The Lord sent Nathan to David. He went to him, and said to him, “There were two men in a certain city, the one rich and the other poor. The rich man had very many flocks and herds; but the poor man had nothing but one little ewe lamb, which he had bought. He brought it up, and it grew up with him and with his children; it used to eat of his meager fare, and drink from his cup, and lie in his bosom, and it was like a daughter to him. Now there came a traveler to the rich man, and he was unwilling to take one of his own flock or herd to prepare for the wayfarer who had come to him, but he took the poor man’s lamb, and prepared that for the guest who had come to him.” Then David’s anger was greatly kindled against the man. He said to Nathan, “As the Lord lives, the man who has done this deserves to die; he shall restore the lamb fourfold, because he did this thing, and because he had no pity.”

Nathan said to David, “You are the man! Thus says the Lord, the God of Israel I anointed you king over Israel, and I rescued you from the hand of Saul. Now therefore the sword shall never depart from your house, for you have despised me, and have taken the wife of Uriah the Hittite to be your wife. Thus says the Lord: I will raise up trouble against you from within your own house; and I will take your wives before your eyes, and give them to your neighbour, and he shall lie with your wives in the sight of this very sun. For you did it secretly; but I will do this thing before all Israel, and before the sun.” David said to Nathan, “I have sinned against the Lord.” Nathan said to David, “Now the Lord has put away your sin; you shall not die. Nevertheless, because by this deed you have utterly scorned the Lord, the child that is born to you shall die.” Then Nathan went to his house.

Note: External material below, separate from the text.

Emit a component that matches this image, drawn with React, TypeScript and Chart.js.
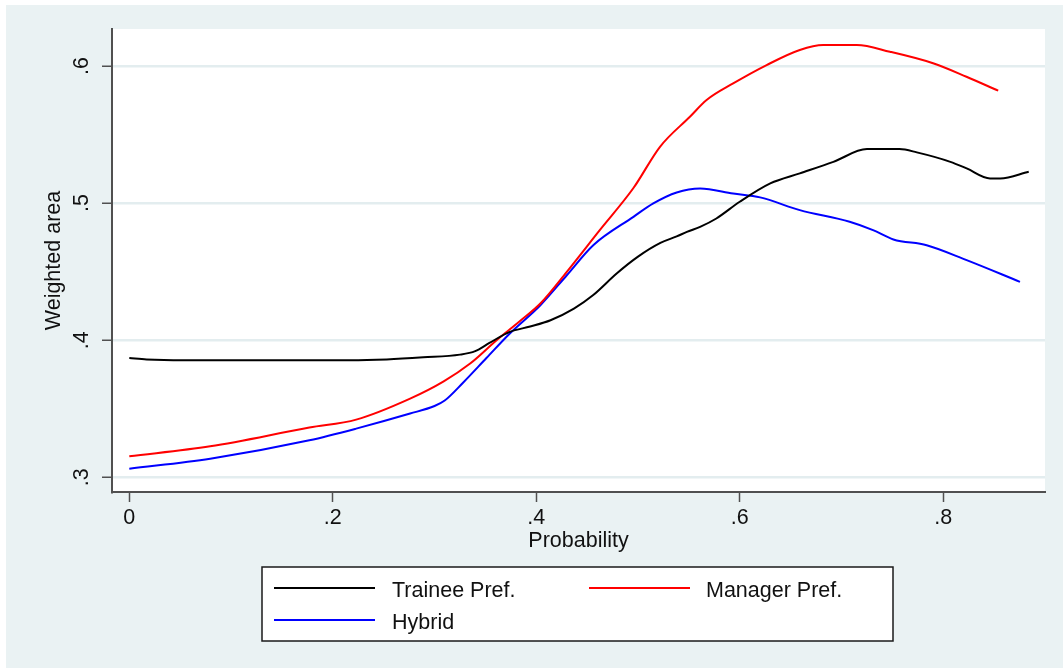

The Lord struck the child that Uriah’s wife bore to David, and it became very ill. David therefore pleaded with God for the child; David fasted, and went in and lay all night on the ground. The elders of his house stood beside him, urging him to rise from the ground; but he would not, nor did he eat food with them.

Gospel: Mark 4:35-41

On that day, when evening had come, he said to them, “Let us go across to the other side.” And leaving the crowd behind, they took him with them in the boat, just as he was. Other boats were with him. A great windstorm arose, and the waves beat into the boat, so that the boat was already being swamped. But he was in the stern, asleep on the cushion; and they woke him up and said to him, “Teacher, do you not care that we are perishing?” He woke up and rebuked the wind, and said to the sea, “Peace! Be still!” Then the wind ceased, and there was a dead calm. He said to them, “Why are you afraid? Have you still no faith?” And they were filled with great awe and said to one another, “Who then is this, that even the wind and the sea obey him?”